On May 1, 2018, Trauman moved to withdraw as local counsel. ECF No. 197. At a telephone hearing on May 4, 2018, I provisionally granted Trauman's motion to withdraw, and gave Vocht twenty days to notify the court whether Defendants had retained new local counsel. ECF No. 200. Defendants did not retain new local counsel, and on May 24, 2018, Plaintiff moved for entry of default as to Defendants ANF and Frevol because these defendants could not proceed without counsel. ECF No. 207. I denied Plaintiff's motion for default, ruling that with trial imminent, Vocht could represent Defendants without local counsel. ECF No. 216. I find that Plaintiff has not shown Trauman's request to withdraw justifies sanctions.
III. Conclusion
I have presided over this litigation from the filing of the complaint. I had concerns that some of Defendants' filings included dubious arguments and were somewhat disorganized. I conclude, however, that sanctions are not warranted under Rule 11 or the other sources of authority for imposing sanctions. Plaintiff has not shown that Defendants' counsel took positions in bad faith, or improperly attempted to delay or obstruct the trial.

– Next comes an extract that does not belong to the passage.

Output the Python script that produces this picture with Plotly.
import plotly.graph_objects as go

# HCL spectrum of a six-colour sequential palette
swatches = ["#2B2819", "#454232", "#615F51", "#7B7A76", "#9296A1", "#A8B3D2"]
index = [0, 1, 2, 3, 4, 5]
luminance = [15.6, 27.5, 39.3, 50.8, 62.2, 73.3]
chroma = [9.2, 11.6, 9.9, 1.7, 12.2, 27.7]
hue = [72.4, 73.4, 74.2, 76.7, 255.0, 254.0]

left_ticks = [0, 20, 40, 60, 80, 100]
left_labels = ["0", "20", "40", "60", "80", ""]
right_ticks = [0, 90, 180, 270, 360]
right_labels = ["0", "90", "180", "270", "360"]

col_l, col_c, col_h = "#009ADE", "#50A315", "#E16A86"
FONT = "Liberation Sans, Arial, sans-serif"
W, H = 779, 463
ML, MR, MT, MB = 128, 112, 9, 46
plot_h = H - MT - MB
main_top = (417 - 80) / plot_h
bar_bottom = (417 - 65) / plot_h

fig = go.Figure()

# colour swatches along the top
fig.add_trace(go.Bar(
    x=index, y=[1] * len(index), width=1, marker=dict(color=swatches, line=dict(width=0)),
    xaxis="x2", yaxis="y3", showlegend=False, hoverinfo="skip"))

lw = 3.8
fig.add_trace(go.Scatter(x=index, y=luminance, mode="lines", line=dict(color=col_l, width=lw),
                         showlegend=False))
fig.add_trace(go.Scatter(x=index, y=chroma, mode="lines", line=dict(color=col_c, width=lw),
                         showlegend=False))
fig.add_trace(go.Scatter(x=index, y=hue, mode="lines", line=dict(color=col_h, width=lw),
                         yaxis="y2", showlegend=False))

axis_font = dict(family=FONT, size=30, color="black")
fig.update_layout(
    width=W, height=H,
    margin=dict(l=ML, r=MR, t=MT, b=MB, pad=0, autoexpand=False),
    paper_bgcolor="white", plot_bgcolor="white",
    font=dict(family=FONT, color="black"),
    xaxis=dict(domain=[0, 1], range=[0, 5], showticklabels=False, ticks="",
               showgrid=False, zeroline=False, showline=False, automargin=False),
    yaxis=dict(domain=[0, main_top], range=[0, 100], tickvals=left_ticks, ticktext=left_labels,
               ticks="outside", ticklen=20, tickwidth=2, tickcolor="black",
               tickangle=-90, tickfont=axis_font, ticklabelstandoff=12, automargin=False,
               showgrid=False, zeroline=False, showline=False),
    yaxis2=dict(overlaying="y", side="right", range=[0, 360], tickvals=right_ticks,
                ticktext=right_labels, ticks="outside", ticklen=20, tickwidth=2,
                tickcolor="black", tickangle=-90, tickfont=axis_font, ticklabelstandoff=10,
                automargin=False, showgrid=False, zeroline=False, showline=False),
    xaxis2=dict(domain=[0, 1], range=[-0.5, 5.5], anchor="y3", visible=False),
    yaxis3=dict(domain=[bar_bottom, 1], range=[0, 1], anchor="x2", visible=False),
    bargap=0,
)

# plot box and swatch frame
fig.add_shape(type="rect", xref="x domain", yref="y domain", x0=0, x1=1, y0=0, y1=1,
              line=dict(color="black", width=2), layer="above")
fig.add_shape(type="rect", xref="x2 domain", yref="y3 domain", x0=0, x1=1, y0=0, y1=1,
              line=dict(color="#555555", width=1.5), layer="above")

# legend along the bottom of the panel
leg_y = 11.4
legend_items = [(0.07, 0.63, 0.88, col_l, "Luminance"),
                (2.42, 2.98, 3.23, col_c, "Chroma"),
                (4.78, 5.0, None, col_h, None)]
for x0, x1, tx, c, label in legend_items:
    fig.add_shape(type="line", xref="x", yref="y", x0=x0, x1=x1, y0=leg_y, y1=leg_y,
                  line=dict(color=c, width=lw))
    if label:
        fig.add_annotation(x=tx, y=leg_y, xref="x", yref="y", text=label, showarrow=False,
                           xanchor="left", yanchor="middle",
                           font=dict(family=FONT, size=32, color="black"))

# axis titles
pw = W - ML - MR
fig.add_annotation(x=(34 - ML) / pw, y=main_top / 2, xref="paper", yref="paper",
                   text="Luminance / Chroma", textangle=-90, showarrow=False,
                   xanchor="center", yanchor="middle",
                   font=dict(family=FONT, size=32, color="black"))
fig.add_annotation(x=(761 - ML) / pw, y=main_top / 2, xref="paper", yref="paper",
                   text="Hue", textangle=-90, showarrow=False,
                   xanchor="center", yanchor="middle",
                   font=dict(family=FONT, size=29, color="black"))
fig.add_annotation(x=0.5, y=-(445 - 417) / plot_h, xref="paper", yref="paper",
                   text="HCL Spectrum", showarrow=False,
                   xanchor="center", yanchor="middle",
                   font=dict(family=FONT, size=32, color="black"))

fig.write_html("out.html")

I also conclude that Defendants have not shown that Plaintiff's counsel should be sanctioned.
CONCLUSION
Plaintiff's Motion for Imposition of Sanctions, ECF No. 156, and Supplemental Motion for Imposition of Sanctions, ECF No, 254, are DENIED. Defendants' counsel Michelle Vocht's request for sanctions, ECF No. 258, and Alexander Trauman's request for sanctions, ECF No. 260, are DENIED.
IT IS SO ORDERED.
Dated this 1st day of October, 2018.